Member of the Pennsylvania House of Representatives from the 39th district
- In office January 1, 2019 – November 30, 2022
- Preceded by: Rick Saccone
- Succeeded by: Andrew Kuzma

Personal details
- Born: May 8, 1989 (age 37) Allegheny County, Pennsylvania, U.S.
- Party: Republican
- Education: Seton Hill University (BA)

= Mike Puskaric =

American politician

Michael J. Puskaric (born May 8, 1989) is an American politician who represented the 39th District in the Pennsylvania House of Representatives from 2019 to 2022.

==Early life==
Puskaric was born on May 8, 1989, in Allegheny County, Pennsylvania. He was a 2007 graduate of Serra Catholic High School in McKeesport, Pennsylvania, where he was also a football fullback and linesman. He graduated from Seton Hill University in Greensburg, Pennsylvania, in 2012, where he obtained a Bachelor of Arts degree in Communications.

==Political career==
In 2018, Puskaric ran for election to represent District 39 in the Pennsylvania House of Representatives. He defeated Robert Rhoderick Jr. in the general election for Pennsylvania House of Representatives District 39 on November 6, 2018, with 55.8% of the vote. He sought re-election in 2020, defeating Sara-Summer Oliphant on November 3, 2020, with 62.8% of the vote. In the 2022 Republican primary election, Puskaric lost re-nomination to Andrew Kuzma.

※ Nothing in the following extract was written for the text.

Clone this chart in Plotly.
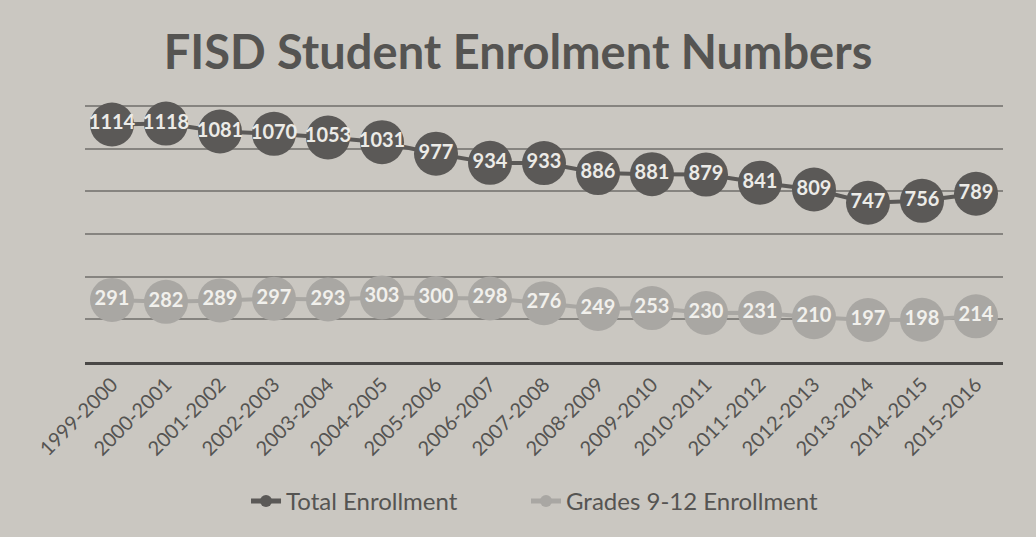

In 2020, Puskaric was among 26 Pennsylvania House Republicans who called for the reversal of Joe Biden's certification as the winner of Pennsylvania's electoral votes in the 2020 United States presidential election, citing false claims of election irregularities.

==Personal==
Puskaric was employed by Matrix Property Settlements in White Oak, Pennsylvania, as a director of settlement operations.